Registry ID: TR-PROCESS-

Standard Operating Procedure: Finance Process Flow

This Standard Operating Procedure (SOP) defines the standardized workflow for financial operations, encompassing accounts payable, accounts receivable, and month-end reconciliation. The objective of this document is to ensure fiscal accuracy, maintain regulatory compliance, and provide transparent financial reporting to stakeholders. By adhering to these procedures, the organization minimizes operational risk, prevents cash flow bottlenecks, and ensures all financial data is audit-ready at all times.

Phase 1: Accounts Payable (AP) Processing

  • Invoice Intake: All invoices must be submitted to the centralized finance inbox in PDF format.
  • Verification: Cross-reference every invoice against an approved Purchase Order (PO) and a signed proof of delivery or service completion.
  • Coding: Assign appropriate General Ledger (GL) codes based on the departmental budget and expense category.
  • Approval: Route invoices through the tiered approval workflow based on total dollar value (e.g., Department Head approval > $1,000; CFO approval > $10,000).
  • Scheduling: Execute payments during the bi-weekly payment run using the approved accounting software to ensure terms (Net 30/60) are met.

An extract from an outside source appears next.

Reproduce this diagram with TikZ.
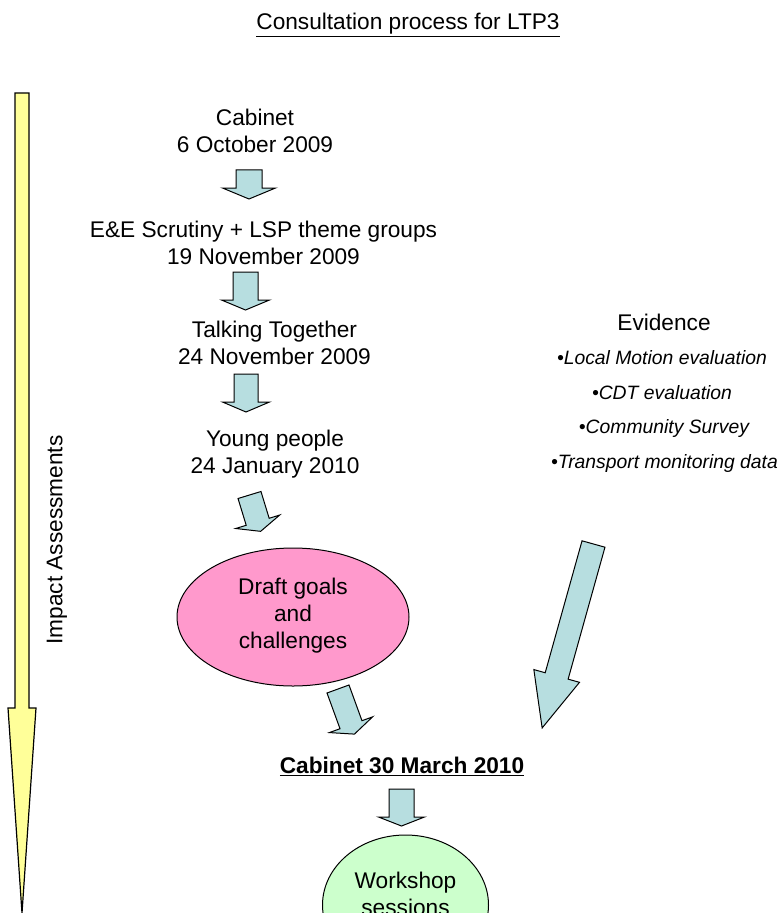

Phase 2: Accounts Receivable (AR) & Revenue Recognition

  • Billing Generation: Issue invoices to clients within 24 hours of service delivery or product shipment.
  • Tracking: Log all outgoing invoices in the AR aging report to monitor outstanding balances.
  • Collections: Initiate follow-up communication for invoices reaching 15 days past due.
  • Revenue Recording: Apply payments to the correct customer account and reconcile against bank deposits immediately upon receipt.
  • Escalation: Refer accounts exceeding 90 days past due to the Collections Department or legal counsel per credit policy.

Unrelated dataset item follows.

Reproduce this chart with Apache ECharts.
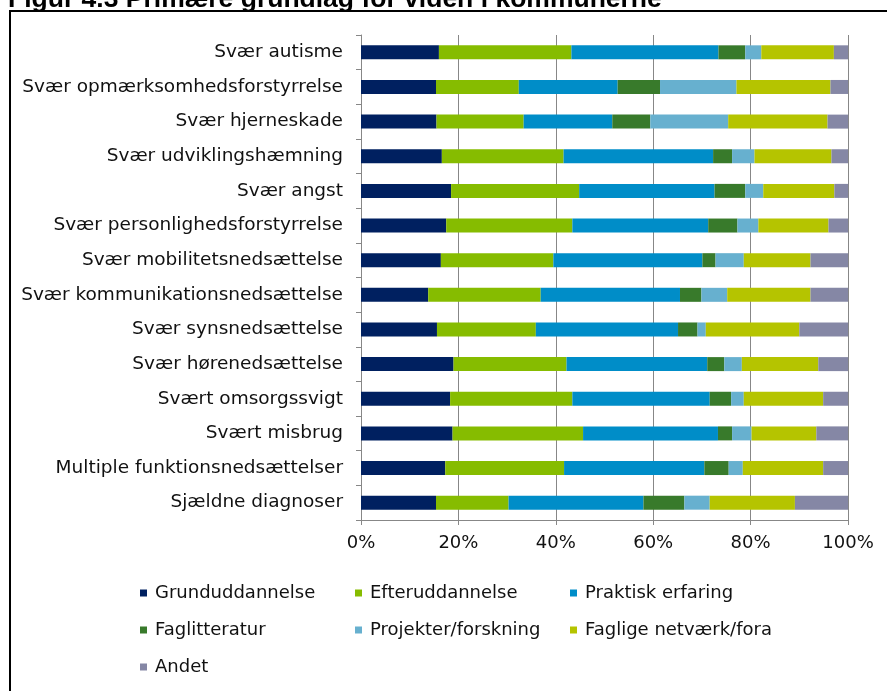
<!DOCTYPE html>
<html>
<head>
<meta charset="utf-8">
<script src="https://cdn.jsdelivr.net/npm/echarts@6/dist/echarts.min.js"></script>
<style>
  html, body { margin: 0; padding: 0; background: #fff; }
  #main { width: 887px; height: 691px; }
</style>
</head>
<body>
<div id="main"></div>
<script>
// kategorier (oppefra og ned)
var categories = ['Svær autisme', 'Svær opmærksomhedsforstyrrelse', 'Svær hjerneskade',
  'Svær udviklingshæmning', 'Svær angst', 'Svær personlighedsforstyrrelse',
  'Svær mobilitetsnedsættelse', 'Svær kommunikationsnedsættelse', 'Svær synsnedsættelse',
  'Svær hørenedsættelse', 'Svært omsorgssvigt', 'Svært misbrug',
  'Multiple funktionsnedsættelser', 'Sjældne diagnoser'];

// andele i procent
var grunduddannelse = [16.0, 15.4, 15.5, 16.6, 18.5, 17.5, 16.4, 13.8, 15.6, 19.0, 18.3, 18.8, 17.3, 15.4];
var efteruddannelse = [27.2, 17.0, 17.9, 25.0, 26.3, 25.9, 23.1, 23.1, 20.3, 23.2, 25.1, 26.8, 24.4, 14.9];
var praktisk = [30.2, 20.3, 18.2, 30.7, 27.8, 27.9, 30.6, 28.6, 29.2, 28.9, 28.2, 27.7, 28.8, 27.7];
var faglitteratur = [5.5, 8.7, 7.8, 3.9, 6.3, 6.0, 2.7, 4.4, 4.0, 3.5, 4.4, 2.9, 5.0, 8.4];
var projekter = [3.3, 15.7, 16.0, 4.6, 3.7, 4.3, 5.8, 5.3, 1.7, 3.6, 2.6, 4.0, 2.9, 5.2];
var netvaerk = [14.9, 19.3, 20.4, 15.8, 14.6, 14.4, 13.7, 17.1, 19.2, 15.7, 16.3, 13.3, 16.5, 17.5];
var andet = [2.9, 3.6, 4.2, 3.4, 2.8, 4.0, 7.7, 7.7, 10.0, 6.1, 5.1, 6.5, 5.1, 10.9];

var seriesNames = ['Grunduddannelse', 'Efteruddannelse', 'Praktisk erfaring', 'Faglitteratur',
  'Projekter/forskning', 'Faglige netværk/fora', 'Andet'];
var seriesData = [grunduddannelse, efteruddannelse, praktisk, faglitteratur, projekter, netvaerk, andet];
var colors = ['#002060', '#86bc00', '#008dc8', '#387a2b', '#67b0cf', '#b5c400', '#8587a5'];

var xTicks = [0, 20, 40, 60, 80, 100];

var font = 'DejaVu Sans';
var chart = echarts.init(document.getElementById('main'));

var series = seriesNames.map(function (name, i) {
  return {
    name: name,
    type: 'bar',
    stack: 'total',
    barWidth: 14,
    data: seriesData[i],
    itemStyle: { color: colors[i] }
  };
});

var legendText = { fontFamily: font, fontSize: 18, color: '#111', lineHeight: 20, padding: [0, 0, 0, 3] };
function legendCol(left, names) {
  return {
    orient: 'vertical', left: left, top: 578,
    itemWidth: 7, itemHeight: 7, itemGap: 17, icon: 'rect',
    textStyle: legendText, selectedMode: false,
    data: names
  };
}

var option = {
  color: colors,
  animation: false,
  graphic: [
    {
      type: 'text', left: 8, top: -14,
      style: { text: 'Figur 4.3 Primære grundlag for viden i kommunerne', font: 'bold 26.5px "Liberation Sans"', fill: '#000' }
    },
    {
      type: 'rect', shape: { x: 10, y: 11, width: 900, height: 720 },
      style: { fill: 'none', stroke: '#000', lineWidth: 2 }
    }
  ],
  legend: [
    legendCol(135, ['Grunduddannelse', 'Faglitteratur', 'Andet']),
    legendCol(350, ['Efteruddannelse', 'Projekter/forskning']),
    legendCol(565, ['Praktisk erfaring', 'Faglige netværk/fora'])
  ],
  grid: { left: 361, right: 39, top: 35, bottom: 171, containLabel: false },
  xAxis: {
    type: 'value', min: xTicks[0], max: xTicks[xTicks.length - 1], interval: 20,
    axisLine: { show: true, lineStyle: { color: '#878787' } },
    axisTick: { show: true, length: 5, lineStyle: { color: '#878787' } },
    splitLine: { show: true, lineStyle: { color: '#878787' } },
    axisLabel: { formatter: '{value}%', fontFamily: font, fontSize: 18, color: '#111', margin: 14 }
  },
  yAxis: {
    type: 'category', data: categories, inverse: true,
    axisLine: { show: true, lineStyle: { color: '#878787' } },
    axisTick: { show: true, length: 5, lineStyle: { color: '#878787' } },
    axisLabel: { fontFamily: font, fontSize: 18.5, color: '#111', margin: 18 }
  },
  series: series
};

chart.setOption(option);
</script>
</body>
</html>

Phase 3: Month-End Financial Close

  • Bank Reconciliation: Match every transaction in the bank statement against the accounting system ledger.
  • Accruals: Record all known liabilities or anticipated revenues for the closing period to ensure GAAP compliance.
  • Fixed Asset Review: Update depreciation schedules for all major assets.
  • Variance Analysis: Compare actual performance against the monthly budget; document justifications for variances exceeding 10%.
  • Final Approval: Submit the reconciled Trial Balance to the Finance Controller for sign-off.

Pro Tips & Pitfalls

  • Pro Tip: Implement an automated OCR (Optical Character Recognition) tool to digitize invoice data entry, reducing human error by up to 80%.
  • Pro Tip: Maintain a "separation of duties" protocol—the person who approves payments should never be the same person who initiates the wire transfer.
  • Pitfall: Failing to categorize expenses correctly during entry leads to "garbage in, garbage out" reporting, making year-end tax preparation significantly more complex.
  • Pitfall: Ignoring "small" variances in bank reconciliations often masks larger recurring accounting errors or fraudulent activity.

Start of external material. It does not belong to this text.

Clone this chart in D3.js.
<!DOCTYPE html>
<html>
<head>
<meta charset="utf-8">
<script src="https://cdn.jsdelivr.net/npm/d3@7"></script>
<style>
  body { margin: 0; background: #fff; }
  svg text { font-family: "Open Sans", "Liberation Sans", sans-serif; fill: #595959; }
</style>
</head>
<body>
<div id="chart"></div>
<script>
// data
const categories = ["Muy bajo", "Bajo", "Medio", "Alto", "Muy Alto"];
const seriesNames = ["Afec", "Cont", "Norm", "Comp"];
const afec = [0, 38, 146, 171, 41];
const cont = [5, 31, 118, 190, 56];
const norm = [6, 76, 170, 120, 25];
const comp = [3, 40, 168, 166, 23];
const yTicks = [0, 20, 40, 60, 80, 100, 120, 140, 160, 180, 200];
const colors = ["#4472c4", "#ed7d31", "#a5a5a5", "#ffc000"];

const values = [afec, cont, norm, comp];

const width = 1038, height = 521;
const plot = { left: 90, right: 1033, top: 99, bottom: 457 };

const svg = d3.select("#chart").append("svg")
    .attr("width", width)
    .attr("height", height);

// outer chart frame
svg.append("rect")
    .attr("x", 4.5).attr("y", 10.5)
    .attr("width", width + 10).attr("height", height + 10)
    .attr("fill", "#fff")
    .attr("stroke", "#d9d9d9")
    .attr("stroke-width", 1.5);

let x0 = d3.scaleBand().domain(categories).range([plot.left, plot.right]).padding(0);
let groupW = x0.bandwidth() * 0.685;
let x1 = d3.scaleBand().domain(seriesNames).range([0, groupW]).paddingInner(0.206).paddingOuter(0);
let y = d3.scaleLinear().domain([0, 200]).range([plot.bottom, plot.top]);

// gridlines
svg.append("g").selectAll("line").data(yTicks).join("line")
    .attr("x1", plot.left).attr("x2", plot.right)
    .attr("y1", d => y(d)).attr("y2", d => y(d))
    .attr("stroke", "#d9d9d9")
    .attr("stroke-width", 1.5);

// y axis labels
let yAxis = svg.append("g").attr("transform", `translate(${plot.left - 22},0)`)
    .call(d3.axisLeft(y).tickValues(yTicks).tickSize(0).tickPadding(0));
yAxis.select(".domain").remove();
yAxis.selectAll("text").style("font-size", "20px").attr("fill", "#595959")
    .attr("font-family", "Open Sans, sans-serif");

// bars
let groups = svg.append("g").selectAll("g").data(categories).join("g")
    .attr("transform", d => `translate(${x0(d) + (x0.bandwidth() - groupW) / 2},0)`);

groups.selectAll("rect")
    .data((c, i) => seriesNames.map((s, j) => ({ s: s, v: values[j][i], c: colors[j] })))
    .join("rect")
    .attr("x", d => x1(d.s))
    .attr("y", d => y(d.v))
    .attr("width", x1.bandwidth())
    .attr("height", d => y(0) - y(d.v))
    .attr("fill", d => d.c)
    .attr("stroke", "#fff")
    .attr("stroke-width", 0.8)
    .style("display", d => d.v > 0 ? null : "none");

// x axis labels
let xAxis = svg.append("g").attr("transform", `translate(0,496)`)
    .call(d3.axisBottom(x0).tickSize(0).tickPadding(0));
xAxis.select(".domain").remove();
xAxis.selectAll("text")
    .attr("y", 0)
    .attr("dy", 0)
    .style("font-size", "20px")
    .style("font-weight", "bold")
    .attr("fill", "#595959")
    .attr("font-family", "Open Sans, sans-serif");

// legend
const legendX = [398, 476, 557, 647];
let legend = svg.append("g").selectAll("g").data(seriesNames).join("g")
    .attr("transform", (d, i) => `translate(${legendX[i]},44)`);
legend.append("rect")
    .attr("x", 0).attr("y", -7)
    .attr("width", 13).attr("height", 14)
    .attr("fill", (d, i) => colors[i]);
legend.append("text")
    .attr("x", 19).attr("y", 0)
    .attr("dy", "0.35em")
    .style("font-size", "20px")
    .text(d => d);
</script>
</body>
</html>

Frequently Asked Questions (FAQ)

Q: How often should we conduct a cash flow forecast? A: We recommend a rolling 13-week cash flow forecast, updated weekly, to ensure liquidity and support proactive decision-making.

Q: What is the procedure if a vendor invoice is missing a Purchase Order? A: Do not process the payment. Contact the vendor to request a valid PO or initiate an "Exception Request" form requiring sign-off from the department head to justify the spend.

Q: How long must financial records be retained? A: Per federal and state regulatory requirements, all financial records, including invoices, bank statements, and tax filings, must be retained for a minimum of seven years.